Die Zusammenarbeit der Deutschen sowjetischer Staatsangehörigkeit mit der deutschen Armee im zweiten Weltkrieg war willkürlich für alle Deutschen behauptet worden. Durch das „Dekret des Präsidiums des Obersten Sowjets vom 17. September 1955 über die Sondersiedlungen für Deutsche” wurde den Deutschen wegen der auch dann noch behaupteten „Zusammenarbeit mit der Besatzungsmacht während des Großen Vaterländischen Krieges” Amnestie gewährt. Erst das Dekret des Präsidiums des Obersten Sowjets vom 29. August 1964 sprach die Sowjetdeutschen von der Anschuldigung frei, „den faschistischen Landräubern aktive Hilfe und Vorschub geleistet zu haben” und erklärte, daß „diese wahllos erhobenen Anschuldigungen unbegründet und ein Ausdruck der Willkür unter den Bedingungen des Personenkults Stalins waren” (Alfred Bohmann, Sowjetische Nationalitätenpolitik und deutsches Volkstum in der UdSSR, in: Menschenrechte, Volksgruppen, Regionalismus, Festgabe für Prof.

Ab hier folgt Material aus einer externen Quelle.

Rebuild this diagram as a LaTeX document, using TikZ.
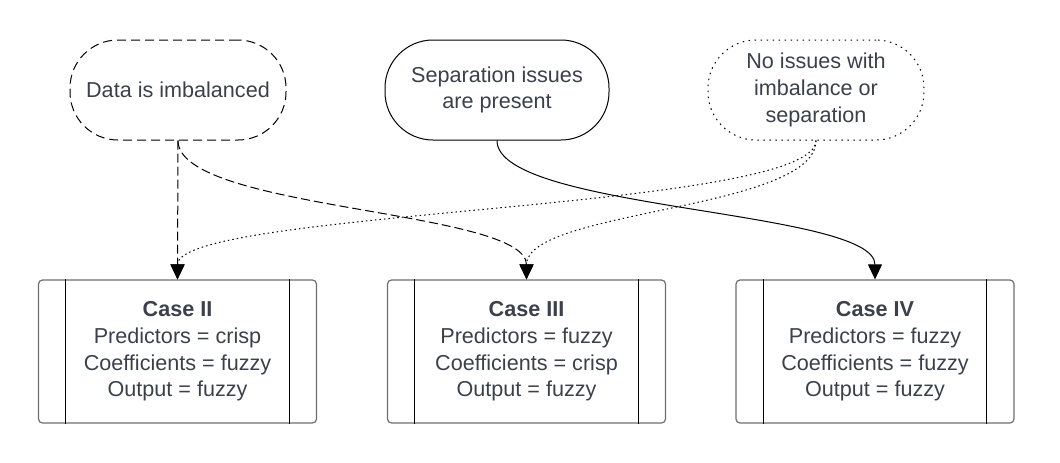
\documentclass[tikz,border=0pt]{standalone}
\usepackage{fontspec}
\setmainfont{Liberation Sans}
\usetikzlibrary{arrows.meta}
\definecolor{txt}{HTML}{3A414A}
\definecolor{edge}{HTML}{6E6E6E}

\begin{document}
\begin{tikzpicture}[x=1pt,y=-1pt,
  cond/.style={draw=black, line width=1pt, rounded corners=48pt, minimum width=216pt, minimum height=100pt, align=center, text=txt, font=\fontsize{21.6}{26.7}\selectfont},
  casebox/.style={draw=edge, line width=1.2pt, rounded corners=4pt, minimum width=278pt, minimum height=143pt, align=center, text=txt, font=\fontsize{21.6}{26.7}\selectfont},
  link/.style={line width=1pt, -{Triangle[length=15pt,width=14pt]}},
  dashlink/.style={link, dash pattern=on 9pt off 4pt},
  dotlink/.style={link, dash pattern=on 1.5pt off 3pt}]
\useasboundingbox (0,0) rectangle (1060,463);
% conditions
\node[cond, dash pattern=on 9pt off 5pt] (imb) at (178,90) {Data is imbalanced};
\node[cond, minimum width=224pt] (sep) at (497,90) {Separation issues\\are present};
\node[cond, dash pattern=on 1.5pt off 4.5pt] (none) at (816,90) {No issues with\\imbalance or\\separation};
% cases
\node[casebox] (c2) at (177.5,351.5) {\textbf{Case II}\\Predictors = crisp\\Coefficients = fuzzy\\Output = fuzzy};
\node[casebox] (c3) at (526.5,351.5) {\textbf{Case III}\\Predictors = fuzzy\\Coefficients = crisp\\Output = fuzzy};
\node[casebox] (c4) at (875,351.5) {\textbf{Case IV}\\Predictors = fuzzy\\Coefficients = fuzzy\\Output = fuzzy};
\foreach \c in {c2,c3,c4} {
  \draw[line width=1pt] ([xshift=28pt]\c.north west) -- ([xshift=28pt]\c.south west);
  \draw[line width=1pt] ([xshift=-28pt]\c.north east) -- ([xshift=-28pt]\c.south east);
}
% links
\draw[dashlink] (imb.south) -- (c2.north);
\draw[dashlink] (imb.south) .. controls +(0,70) and +(0,-70) .. (c3.north);
\draw[link] (sep.south) .. controls +(0,70) and +(0,-70) .. (c4.north);
\draw[dotlink] (none.south) .. controls +(0,70) and +(0,-70) .. (c2.north);
\draw[dotlink] (none.south) .. controls +(0,70) and +(0,-70) .. (c3.north);
\end{tikzpicture}
\end{document}
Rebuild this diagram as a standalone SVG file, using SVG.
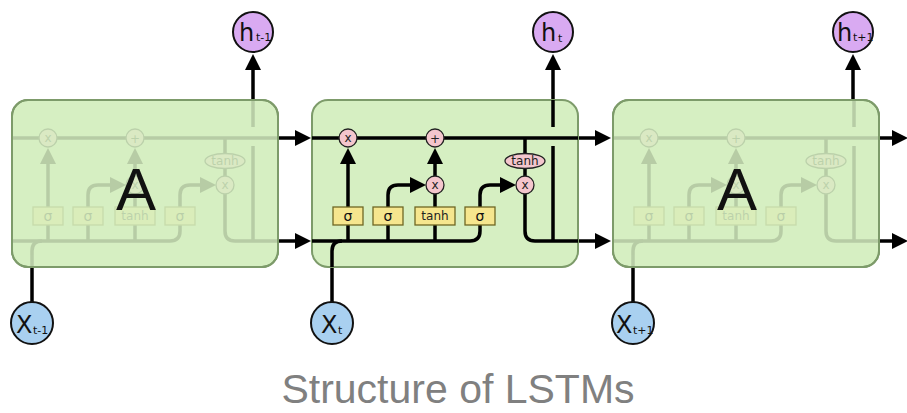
<svg xmlns="http://www.w3.org/2000/svg" xmlns:xlink="http://www.w3.org/1999/xlink" width="907" height="413" viewBox="0 0 907 413">
<style>
.box{fill:#d6efc2;stroke:#7d9b6a;stroke-width:2}
.ln{fill:none;stroke:#000;stroke-width:3.5}
.op{fill:#f4c6cd;stroke:#222;stroke-width:1.3}
.gate{fill:#f6e68e;stroke:#6f6724;stroke-width:1.3}
.gt{font-family:"DejaVu Sans",sans-serif;font-size:14px;text-anchor:middle;fill:#111}
.ot{font-family:"DejaVu Sans",sans-serif;font-size:12px;text-anchor:middle;fill:#222}
.hc{fill:#d9aaf2;stroke:#111;stroke-width:2}
.xc{fill:#a9d0f0;stroke:#111;stroke-width:2}
.big{font-family:"DejaVu Sans",sans-serif;font-size:24px;fill:#111}
.sub{font-family:"DejaVu Sans",sans-serif;font-size:11px;fill:#111}
.A{font-family:"Liberation Sans",Arial,sans-serif;font-size:60px;text-anchor:middle;fill:#111}
</style>
<defs>
<marker id="ah" markerWidth="16" markerHeight="16" refX="0" refY="8" orient="auto" markerUnits="userSpaceOnUse"><path d="M0,0 L16,8 L0,16 z" fill="#000"/></marker>
<g id="cell">
 <g class="ln">
  <path d="M0,38 H266"/>
  <path d="M0,141 H158 Q168,141 168,131 V125"/>
  <path d="M20,167 V151 Q20,141 30,141"/>
  <path d="M36,141 V125"/>
  <path d="M36,107 V64" marker-end="url(#ah)"/>
  <path d="M76,141 V125"/>
  <path d="M76,107 V95 Q76,85 86,85 H98" marker-end="url(#ah)"/>
  <path d="M123,141 V125"/>
  <path d="M123,107 V94"/>
  <path d="M123,76 V64" marker-end="url(#ah)"/>
  <path d="M168,107 V95 Q168,85 178,85 H188" marker-end="url(#ah)"/>
  <path d="M213,38 V54"/>
  <path d="M213,68 V76"/>
  <path d="M213,94 V131 Q213,141 223,141 H266"/>
  <path d="M241,141 V46"/>
  <path d="M241,27 V0"/>
 </g>
 <circle class="op" cx="36" cy="38" r="9"/><text class="ot" x="36" y="42">x</text>
 <circle class="op" cx="123" cy="38" r="9"/><text class="ot" x="123" y="43">+</text>
 <circle class="op" cx="123" cy="85" r="9"/><text class="ot" x="123" y="89">x</text>
 <circle class="op" cx="213" cy="85" r="9"/><text class="ot" x="213" y="89">x</text>
 <ellipse class="op" cx="213" cy="61" rx="20" ry="7.5"/><text class="ot" x="213" y="65">tanh</text>
 <rect class="gate" x="21" y="107" width="30" height="18"/><text class="gt" x="36" y="121">σ</text>
 <rect class="gate" x="61" y="107" width="30" height="18"/><text class="gt" x="76" y="121">σ</text>
 <rect class="gate" x="103" y="107" width="40" height="18"/><text class="ot" x="123" y="120">tanh</text>
 <rect class="gate" x="153" y="107" width="30" height="18"/><text class="gt" x="168" y="121">σ</text>
</g>
</defs>

<g id="connectors" class="ln">
 <path d="M278,138 H295" marker-end="url(#ah)"/>
 <path d="M278,241 H295" marker-end="url(#ah)"/>
 <path d="M578,138 H595" marker-end="url(#ah)"/>
 <path d="M578,241 H595" marker-end="url(#ah)"/>
 <path d="M879,138 H892" marker-end="url(#ah)"/>
 <path d="M879,241 H892" marker-end="url(#ah)"/>
 <path d="M253,100 V70" marker-end="url(#ah)"/>
 <path d="M553,100 V70" marker-end="url(#ah)"/>
 <path d="M853,100 V70" marker-end="url(#ah)"/>
 <path d="M32,267 V302"/>
 <path d="M332,267 V302"/>
 <path d="M633,267 V302"/>
</g>

<g id="A_prev" transform="translate(12,100)">
 <rect class="box" width="266" height="167" rx="16"/>
 <use href="#cell" xlink:href="#cell" opacity="0.14"/>
 <rect width="266" height="167" rx="16" fill="none" stroke="#7d9b6a" stroke-width="2"/>
 <text class="A" x="124" y="110">A</text>
</g>

<g id="A_cur" transform="translate(312,100)">
 <rect class="box" width="266" height="167" rx="16"/>
 <use href="#cell" xlink:href="#cell"/>
</g>

<g id="A_next" transform="translate(613,100)">
 <rect class="box" width="266" height="167" rx="16"/>
 <use href="#cell" xlink:href="#cell" opacity="0.14"/>
 <rect width="266" height="167" rx="16" fill="none" stroke="#7d9b6a" stroke-width="2"/>
 <text class="A" x="124" y="110">A</text>
</g>

<g id="h_prev"><circle class="hc" cx="253" cy="32" r="20"/><text class="big" x="239" y="41">h</text><text class="sub" x="256" y="41">t-1</text></g>
<g id="h_cur"><circle class="hc" cx="553" cy="32" r="20"/><text class="big" x="541" y="41">h</text><text class="sub" x="558" y="42">t</text></g>
<g id="h_next"><circle class="hc" cx="853" cy="32" r="20"/><text class="big" x="837" y="41">h</text><text class="sub" x="853" y="41">t+1</text></g>

<g id="x_prev"><circle class="xc" cx="32" cy="323" r="21"/><text class="big" x="16" y="333">X</text><text class="sub" x="33" y="334">t-1</text></g>
<g id="x_cur"><circle class="xc" cx="332" cy="323" r="21"/><text class="big" x="321" y="333">X</text><text class="sub" x="338" y="334">t</text></g>
<g id="x_next"><circle class="xc" cx="633" cy="323" r="21"/><text class="big" x="616" y="333">X</text><text class="sub" x="633" y="334">t+1</text></g>

<text x="458" y="403" font-family="Liberation Sans, Arial, sans-serif" font-size="41" fill="#808080" text-anchor="middle">Structure of LSTMs</text>
</svg>
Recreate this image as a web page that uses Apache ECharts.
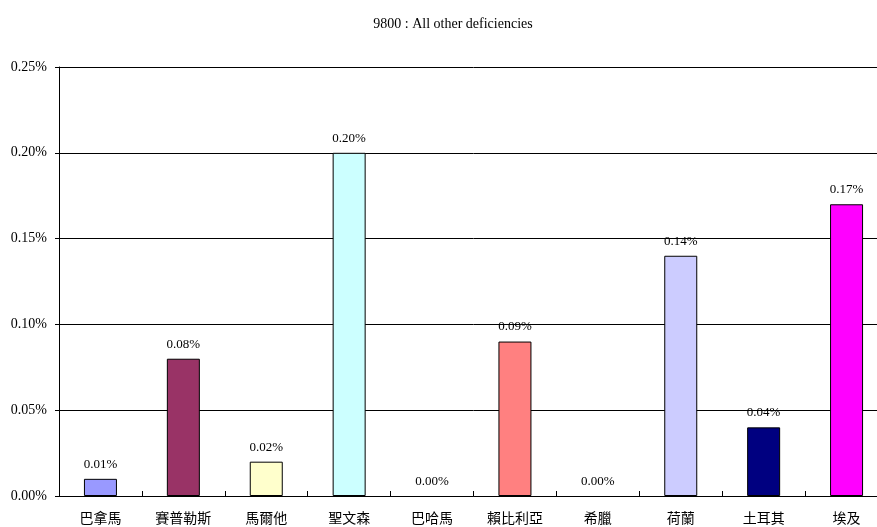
<!DOCTYPE html>
<html><head><meta charset="utf-8">
<script src="https://cdn.jsdelivr.net/npm/echarts@6/dist/echarts.min.js"></script>
<style>html,body{margin:0;padding:0;background:#fff;overflow:hidden;width:877px;height:527px}#c{width:888px;height:527px}</style>
</head><body><div id="c"></div>
<script>
const titleText = '9800 : All other deficiencies';
const categories = ['巴拿馬','賽普勒斯','馬爾他','聖文森','巴哈馬','賴比利亞','希臘','荷蘭','土耳其','埃及'];
const values = [0.01, 0.08, 0.02, 0.20, 0.00, 0.09, 0.00, 0.14, 0.04, 0.17];
const colors = ['#9999FF','#993366','#FFFFCC','#CCFFFF','#660066','#FF8080','#0066CC','#CCCCFF','#000080','#FF00FF'];
const yTicks = [0, 0.05, 0.10, 0.15, 0.20, 0.25];

const serif = '"Liberation Serif","Times New Roman","Noto Sans CJK TC",serif';
const chart = echarts.init(document.getElementById('c'));
chart.setOption({
  animation: false,
  backgroundColor: '#fff',
  title: {
    text: titleText, left: 448, top: 12, textAlign: 'center',
    textStyle: {fontFamily: serif, fontSize: 14, fontWeight: 'normal', color: '#000'}
  },
  grid: {left: 59, right: 0, top: 67, bottom: 31, containLabel: false},
  xAxis: {
    type: 'category', data: categories,
    axisLine: {lineStyle: {color: '#000', width: 1}},
    axisTick: {show: true, inside: true, length: 5, lineStyle: {color: '#000'}},
    axisLabel: {margin: 15, fontSize: 14, color: '#000', fontFamily: '"Noto Sans CJK TC",serif'}
  },
  yAxis: {
    type: 'value', min: 0, max: yTicks[yTicks.length-1], interval: 0.05,
    axisLine: {show: true, lineStyle: {color: '#000', width: 1}},
    axisTick: {show: true, length: 4, lineStyle: {color: '#000'}},
    splitLine: {show: true, lineStyle: {color: '#000', width: 1}},
    axisLabel: {margin: 12, fontSize: 14, color: '#000', fontFamily: serif,
      formatter: v => v.toFixed(2) + '%'}
  },
  series: [{
    type: 'bar', barWidth: 33,
    data: values.map((v, i) => ({value: v, itemStyle: {color: colors[i], borderWidth: v === 0 ? 0 : 1}})),
    itemStyle: {borderColor: '#000', borderWidth: 1},
    label: {show: true, position: 'top', distance: 8, fontSize: 13, color: '#000', fontFamily: serif,
      formatter: p => p.value.toFixed(2) + '%'}
  }]
});
</script></body></html>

Dr. Th. Veiter, hrsg von Franz Hieronymus Riedl, 1982). Selbst unterstellt, die sowjetischen Behörden hätten die Ausreise gerade der Deutschen, darunter der Klägerin, sabotiert – was etwa auch durch schlichte administrative, sehr einschränkende Handhabung der Ausreiseerlaubnis und entsprechenden Paßerteilung hätte geschehen können –, wäre das nur dann eine „feindliche Maßnahme” iS des § 1251 Abs 1 Nr 3 RVO gewesen, wenn dieses Verhalten gegen Rechte der Deutschen sowjetischer Staatsangehörigkeit verstoßen hätte (also nicht nur ein allgemeines Ausreiseverbot dargestellt hätte) und über die in der Sowjetunion allgemein beklagte Willkür und den Mangel an Rechtsstaatlichkeit, dem alle unterlagen, hinausgegangen wäre. Das kann zwar so gewesen sein. Im Falle der Klägerin ist dazu aber nichts festgestellt oder auch nur vorgetragen worden.
Die Kostenentscheidung folgt aus § 193 Abs 1 SGG.